TOKYO: The attacks on shipping at the southern end of the Red Sea are not likely to have major impact on inflation, according to economic analyst group Oxford Economics (OE), but unpredictable factors could change the outlook and a settlement does not appear likely.
“We see the disruption to shipping in the Red Sea as more likely than not to last at least six months, implying that the associated rise in shipping costs will linger and move up the supply chain,” the group’s latest report says. “While we expect the impact on CPI inflation to be small, it will take time before this becomes unambiguously clear.”
OE thinks the peak impact on inflation will be towards the end of 2024 with a predicted rise to inflation of up to 0.4 percent in Europe and significantly less in the United States.
The report added: “While our baseline inflation forecasts are little changed by the shock, there is much uncertainty around the likely effects. This uncertainty could ultimately prompt central banks to delay rate cuts to give themselves more information on the inflationary impacts. However, the Red Sea attacks are only one of many factors that policymakers will factor into their considerations – we still think rate cuts will commence around mid-2024.”
OE says the cost of shipping a container from Asia to Northern Europe has risen from around $1,500 at the start of December to about $5,300. Many major shipping players are rerouting ships around the Horn of Africa, and use of the Suez Canal is down 43percent compared to a year ago. Stopping, dealing with or ameliorating the effects of the Houthi attacks will not be easy, OE says:
“Strikes on the Houthis do not seem a viable way to end the Red Sea attacks: Permanently eliminating Houthi attack capabilities would be hard. The required scale of air strikes could be larger than the US and other forces are prepared to sanction, and, even if it were achieved, the Houthis could re-arm. As long as the threat of attack remains, voyages through the Red Sea will remain lower than normal.”

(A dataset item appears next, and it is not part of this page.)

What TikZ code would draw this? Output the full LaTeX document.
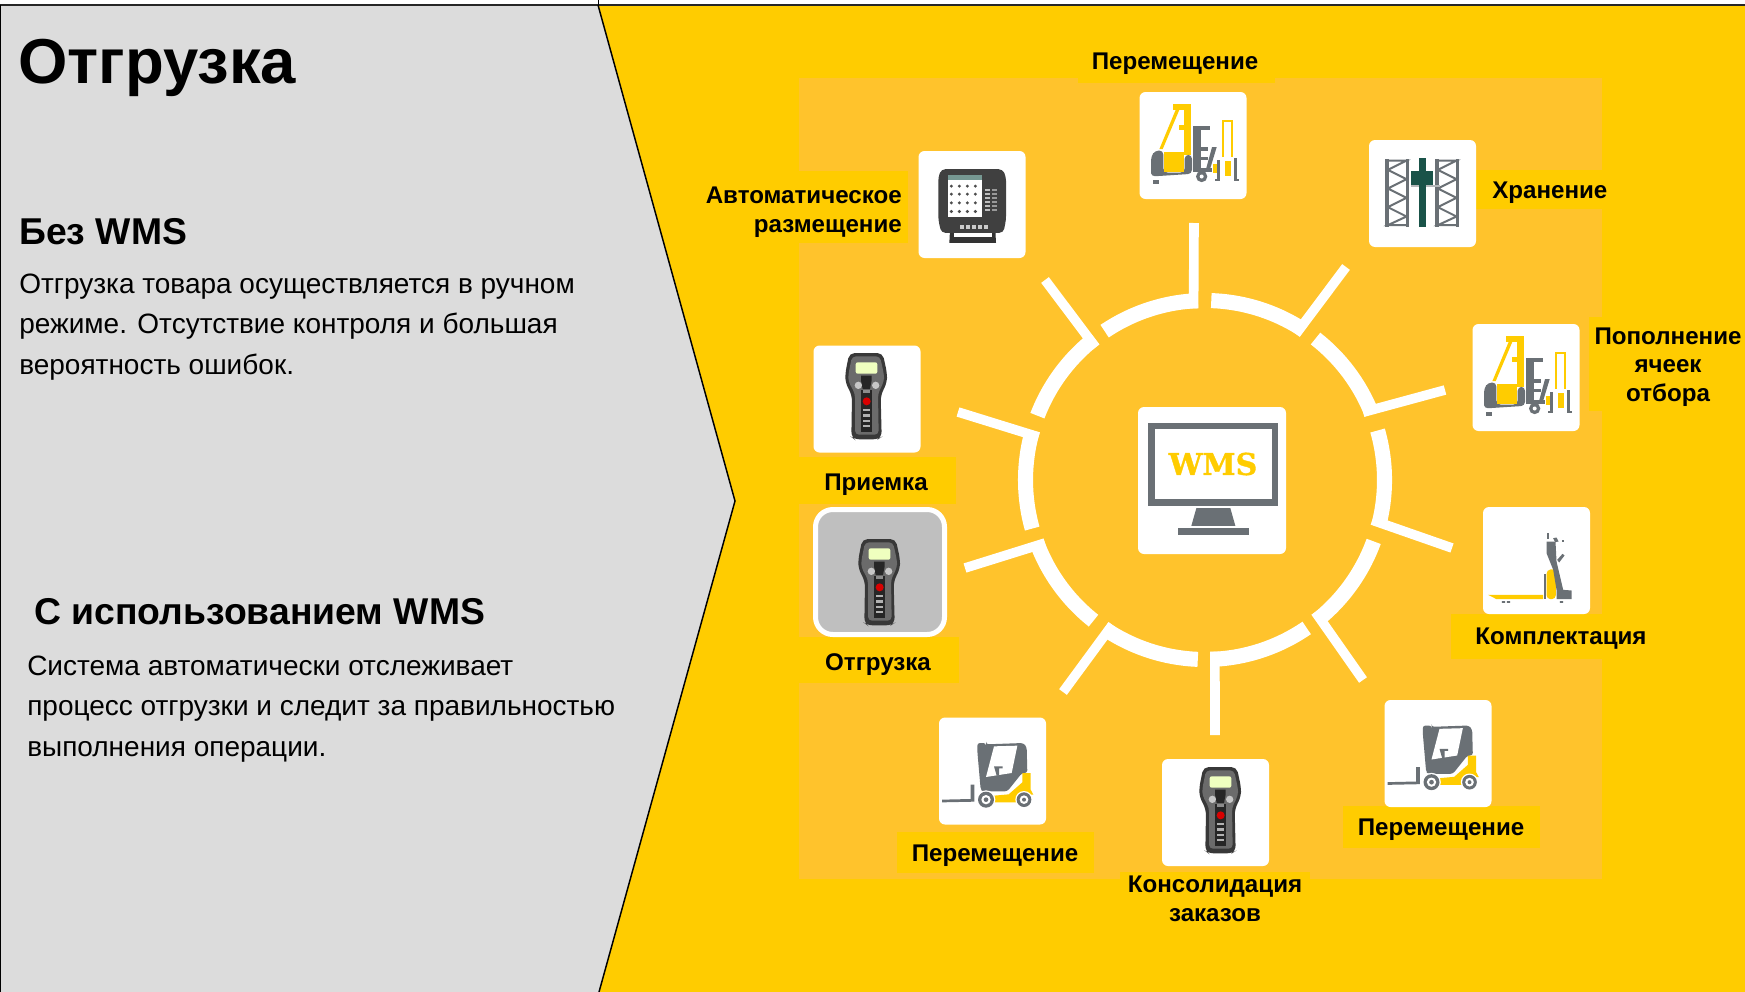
\documentclass[tikz,border=0pt]{standalone}
\usepackage{fontspec}
\setmainfont{Liberation Sans}
\newfontfamily\slabfont[BoldFont={DejaVu Serif Bold},BoldFeatures={FakeBold=1.2}]{DejaVu Serif}
\usetikzlibrary{calc}
\definecolor{sun}{HTML}{FFCC00}
\definecolor{sunlight}{HTML}{FFC32C}
\definecolor{panelgray}{HTML}{DCDCDC}
\definecolor{selgray}{HTML}{BFBFBF}
\definecolor{icongray}{HTML}{6A7075}
\definecolor{teal}{HTML}{1A5349}
\tikzset{
  x=0.75pt,y=-0.75pt,
  iconbox/.style={fill=white,rounded corners=4.5pt,minimum width=80.25pt,minimum height=80.25pt,inner sep=0pt,outer sep=0pt},
  lbl/.style={font=\bfseries\fontsize{18.1}{21.4}\selectfont,text=black,inner sep=0pt,align=center},
  bodytext/.style={font=\fontsize{21}{30.5}\selectfont,text=black,inner sep=0pt,align=left,anchor=west},
  headtext/.style={font=\bfseries\fontsize{28}{32}\selectfont,text=black,inner sep=0pt,anchor=base west},
  ringarc/.style={draw=white,line width=11.3pt,line cap=butt},
  ringspoke/.style={draw=white,line width=7.2pt,line cap=butt},
}
% one ring segment: start angle, end angle (clockwise), spoke tip
\newcommand{\RingSeg}[3]{%
  \pgfmathsetmacro{\sA}{-(#1)}\pgfmathsetmacro{\eA}{-(#2)}\pgfmathsetmacro{\rA}{-(#2+1.5)}%
  \draw[ringarc] ($(hub)+(\sA:179.5)$) arc[start angle=\sA,end angle=\eA,radius=179.5];
  \draw[ringspoke] #3 -- ($(hub)+(\rA:172)$);
}
\newcommand{\IconHand}[1]{%
\begin{scope}[shift={#1},scale=1/3,shift={(-228,-169)}]
  \fill[black!78,rounded corners=4pt] (178,40) -- (278,40) -- (291,100) -- (291,128) -- (272,168) -- (275,292) -- (264,299) -- (193,299) -- (184,292) -- (186,168) -- (166,128) -- (166,100) -- cycle;
  \fill[black!58,rounded corners=3pt] (186,50) -- (270,50) -- (282,105) -- (282,125) -- (264,162) -- (266,285) -- (195,285) -- (195,162) -- (175,125) -- (175,105) -- cycle;
  \fill[black!85] (213,108) -- (245,108) -- (245,122) -- (240,148) -- (218,148) -- (213,122) -- cycle;
  \fill[black!85] (214,150) rectangle (246,276);
  \fill[green!25!yellow!25!white,rounded corners=1.5pt] (197,68) rectangle (262,102);
  \fill[black!22] (205,137) circle[radius=11] (257,137) circle[radius=11];
  \fill[red!85!black] (230,185) circle[radius=12];
  \foreach \yy in {208,224,240,256}{\fill[black!30] (219,\yy) rectangle (240,\yy+7);}
  \fill[black!45] (219,152) rectangle (240,160);
\end{scope}}
\newcommand{\IconReach}[1]{%
\begin{scope}[shift={#1},scale=1/3,shift={(-1239,-317)}]
  \fill[sun] (1180,192) rectangle (1233,210);
  \fill[sun] (1213,192) rectangle (1233,345);
  \fill[sun] (1138,328) -- (1187,210) -- (1198,210) -- (1148,328) -- cycle;
  \fill[sun] (1198,254) rectangle (1213,270);
  \fill[icongray,rounded corners=3pt] (1113,410) -- (1113,350) -- (1125,332) -- (1150,332) -- (1150,398) -- (1214,398) -- (1214,345) -- (1236,345) -- (1236,402) -- (1113,410) -- cycle;
  \fill[sun] (1152,336) rectangle (1212,396);
  \fill[icongray] (1118,420) rectangle (1138,431);
  \fill[icongray] (1240,258) rectangle (1264,396);
  \fill[icongray] (1240,258) rectangle (1290,270);
  \fill[icongray] (1264,322) rectangle (1285,334);
  \fill[icongray] (1264,350) rectangle (1285,360);
  \fill[icongray] (1264,385) rectangle (1296,396);
  \fill[icongray] (1296,322) -- (1310,322) -- (1290,388) -- (1278,388) -- cycle;
  \fill[icongray] (1265,410) circle[radius=17];
  \fill[white] (1265,410) circle[radius=6];
  \draw[sun,line width=1.6pt] (1328,352) -- (1328,243) -- (1355,243) -- (1355,352);
  \fill[sun] (1300,372) rectangle (1312,398);
  \fill[sun] (1335,362) rectangle (1354,408);
  \fill[icongray] (1312,360) rectangle (1320,424);
  \fill[icongray] (1306,416) rectangle (1320,424);
  \fill[icongray] (1362,355) rectangle (1370,424);
  \fill[icongray] (1362,416) rectangle (1378,424);
\end{scope}}
\newcommand{\IconFork}[1]{%
\begin{scope}[shift={#1},scale=1/3,shift={(-277.5,-244)}]
  \fill[icongray] (126,330) -- (212,328) -- (212,285) -- (223,285) -- (223,336) -- (126,338) -- cycle;
  \fill[icongray,rounded corners=2pt] (232,160) -- (258,160) -- (258,164) -- (370,160) -- (380,172) -- (382,250) -- (366,250) -- (322,305) -- (250,305) -- (242,300) -- (232,185) -- cycle;
  \fill[white] (282,170) -- (352,168) -- (335,250) -- (258,262) -- cycle;
  \fill[icongray] (282,230) -- (308,230) -- (308,236) -- (297,236) -- (297,258) -- (290,258) -- cycle;
  \fill[sun] (282,318) -- (326,314) -- (367,278) -- (367,250) -- (392,250) -- (392,300) -- (400,315) -- (390,315) -- (352,338) -- (280,338) -- cycle;
  \fill[white] (258,330) circle[radius=28] (372,330) circle[radius=26];
  \fill[icongray] (258,330) circle[radius=24] (372,330) circle[radius=22];
  \fill[white] (258,330) circle[radius=14] (372,330) circle[radius=13];
  \fill[icongray] (258,330) circle[radius=7] (372,330) circle[radius=6];
\end{scope}}
\newcommand{\IconPick}[1]{%
\begin{scope}[shift={#1},scale=1/3,shift={(-590,-212)}]
  \fill[sun] (445,315) -- (610,315) -- (610,328) -- (470,328) -- cycle;
  \fill[sun,rounded corners=3pt] (620,328) -- (620,240) -- (648,237) -- (648,328) -- cycle;
  \fill[icongray] (612,253) rectangle (617,328);
  \fill[icongray] (620,155) -- (647,155) -- (650,215) -- (670,300) -- (695,302) -- (695,328) -- (650,328) -- (650,300) -- (640,240) -- (620,190) -- cycle;
  \fill[icongray] (652,210) -- (668,192) -- (674,197) -- (658,218) -- cycle;
  \fill[icongray] (622,130) rectangle (628,146);
  \fill[icongray] (640,145) -- (650,143) -- (656,155) -- (646,157) -- cycle;
  \fill[icongray] (665,150) rectangle (671,156);
  \fill[icongray] (486,334) rectangle (496,339) (501,334) rectangle (511,339) (660,334) rectangle (670,339);
\end{scope}}
\newcommand{\IconRack}[1]{%
\begin{scope}[shift={#1},scale=1/3,shift={(-247,-221)}]
  \foreach \xa in {135,285}{
    \fill[icongray] (\xa,118) rectangle (\xa+10,320);
    \fill[icongray] (\xa+61,118) rectangle (\xa+71,320);
    \draw[icongray,line width=1.5pt] (\xa+8,122) -- (\xa+64,122) -- (\xa+8,150) -- (\xa+64,178) -- (\xa+8,206) -- (\xa+64,234) -- (\xa+8,262) -- (\xa+64,290) -- (\xa+8,316) -- (\xa+64,316);
  }
  \fill[icongray!50] (213,196) rectangle (300,200);
  \fill[teal] (235,113) rectangle (257,320);
  \fill[teal] (213,152) rectangle (277,195);
\end{scope}}
\newcommand{\IconTerm}[1]{%
\begin{scope}[shift={#1},scale=1/3,shift={(-576,-493)}]
  \fill[black!80] (510,570) -- (508,608) -- (648,608) -- (646,570) -- cycle;
  \fill[white] (522,578) rectangle (636,590);
  \fill[black!75,rounded corners=3pt] (484,387) -- (668,387) -- (678,410) -- (678,540) -- (670,578) -- (484,578) -- (475,540) -- (475,410) -- cycle;
  \fill[white] (503,405) rectangle (607,530);
  \fill[teal!60] (503,405) rectangle (607,418);
  \foreach \yy in {438,462,488,514}{\foreach \xx in {514,538,562,586}{\fill[black!70] (\xx,\yy) circle[radius=5];}}
  \foreach \yy in {445,457,469,481,493,505}{\fill[black!25] (616,\yy) rectangle (630,\yy+8);\fill[black!40] (636,\yy) rectangle (650,\yy+8);}
  \foreach \xx in {540,558,576,594,612}{\fill[black!20] (\xx,554) rectangle (\xx+12,566);}
\end{scope}}
\newcommand{\IconScreen}[1]{%
\begin{scope}[shift={#1},scale=1/3,shift={(-245,-242)}]
  \fill[icongray] (54,68) rectangle (444,318);
  \fill[white] (74,88) rectangle (426,298);
  \fill[icongray] (198,325) -- (300,325) -- (315,378) -- (183,378) -- cycle;
  \fill[icongray] (142,384) rectangle (357,405);
\end{scope}}
\begin{document}
\begin{tikzpicture}
\useasboundingbox (0,0) rectangle (1745,992);
\fill[white] (0,0) rectangle (1745,992);
\fill[sun] (598,5) rectangle (1745,992);
\fill[panelgray] (0,5) -- (598,5) -- (735,501) -- (599,992) -- (0,992) -- cycle;
\draw[black!85,line width=1.5pt] (0,5) -- (1745,5);
\draw[black,line width=0.6pt] (0.5,5) -- (0.5,992);
\draw[black,line width=0.6pt] (598,0) -- (598,5);
\draw[black,line width=1.1pt] (598,5) -- (735,501) -- (599,992);
% light square and label patches
\fill[sunlight] (799,78) rectangle (1602,879);
\fill[sun] (1078,60) rectangle (1275,83);
\fill[sun] (780,171) rectangle (908,243);
\fill[sun] (1476,170) rectangle (1620,209);
\fill[sun] (1589,317) rectangle (1700,411);
\fill[sun] (1451,614) rectangle (1610,659);
\fill[sun] (1343,806) rectangle (1540,848);
\fill[sun] (897,832) rectangle (1094,873);
\fill[sun] (1120,872) rectangle (1310,900);
\fill[sun] (795,457) rectangle (956,504);
\fill[sun] (795,637) rectangle (959,683);
% ring
\coordinate (hub) at (1205,480);
\RingSeg{124}{92.3}{(1194,223)}
\RingSeg{88}{56.6}{(1346,267)}
\RingSeg{52}{21.7}{(1445,390)}
\RingSeg{16}{-15}{(1452,548)}
\RingSeg{-20}{-51.6}{(1363,680)}
\RingSeg{-55.5}{-88.2}{(1215,735)}
\RingSeg{267.7}{235.9}{(1063,692)}
\RingSeg{231.6}{200}{(965,568)}
\RingSeg{195.7}{164}{(958,412)}
\RingSeg{159}{128}{(1045,280)}
% icon boxes
\node[iconbox] (nTop) at (1193,145.5) {};
\node[iconbox] (nAuto) at (972,204.5) {};
\node[iconbox] (nRack) at (1422.5,193.5) {};
\node[iconbox] (nRepl) at (1526,377.5) {};
\node[iconbox] (nPick) at (1536.5,560.5) {};
\node[iconbox] (nMoveR) at (1438,753.5) {};
\node[iconbox] (nCons) at (1215.5,812.5) {};
\node[iconbox] (nMoveL) at (992.5,771) {};
\node[iconbox] (nRecv) at (867,399) {};
\node[fill=selgray,draw=white,line width=3.75pt,rounded corners=13pt,inner sep=0pt,minimum width=96.75pt,minimum height=93.75pt] (nShip) at (880,572) {};
\node[iconbox,minimum width=111pt,minimum height=110.25pt] (nWms) at (1212,480.5) {};
\IconReach{(nTop.center)}
\IconReach{(nRepl.center)}
\IconTerm{(nAuto.center)}
\IconRack{(nRack.center)}
\IconPick{(nPick.center)}
\IconFork{(nMoveR.center)}
\IconFork{(nMoveL.center)}
\IconHand{(866,396)}
\IconHand{(879,582)}
\IconHand{(1220,810)}
\IconScreen{(nWms.center)}
\node[font=\slabfont\bfseries\fontsize{22.5}{24}\selectfont,text=sun,inner sep=0pt] (tWms) at (1213,464) {WMS};
% labels
\node[lbl,anchor=base] (lTop) at (1175,69) {Перемещение};
\node[lbl,anchor=east,align=right] (lAuto) at (902,212) {Автоматическое\\размещение};
\node[lbl,anchor=base west] (lRack) at (1492,198) {Хранение};
\node[lbl] (lRepl) at (1668,367) {Пополнение\\ячеек\\отбора};
\node[lbl,anchor=base] (lPick) at (1561,644) {Комплектация};
\node[lbl,anchor=base] (lMoveR) at (1441,835) {Перемещение};
\node[lbl,anchor=base] (lMoveL) at (995,861) {Перемещение};
\node[lbl] (lCons) at (1215,899) {Консолидация\\заказов};
\node[lbl,anchor=base] (lRecv) at (876,490) {Приемка};
\node[lbl,anchor=base] (lShip) at (878,670) {Отгрузка};
% left panel
\node[font=\bfseries\fontsize{47.6}{52}\selectfont,inner sep=0pt,anchor=base west] (tTitle) at (18,83) {Отгрузка};
\node[headtext] (tNo) at (19,244) {Без WMS};
\node[bodytext] (tNoBody) at (19,327) {Отгрузка товара осуществляется в ручном\\режиме. Отсутствие контроля и большая\\вероятность ошибок.};
\node[headtext] (tWith) at (34,624) {С использованием WMS};
\node[bodytext] (tWithBody) at (27,709) {Система автоматически отслеживает\\процесс отгрузки и следит за правильностью\\выполнения операции.};
\end{tikzpicture}
\end{document}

“Alternatively, protection of ships from Houthi attacks could be increased, but it is a costly solution – each intercept missile reportedly costs more than $1 million – and safe passage cannot be guaranteed. The threat of attack would likely leave insurance premiums to travel through the Red Sea high. Reports suggest that it may cost as much as 1 percent of the value of the ship to insure a seven-day voyage through the Red Sea.”
OE says a formal agreement with the Houthis would be tough to broker as Western governments are reluctant to deal with the Houthis, who are regarded as a terrorist group by the US. And there is no guarantee that Iran could broker a deal. OE suggests an end to Israel’s Gaza offensive could trigger an end to the attacks.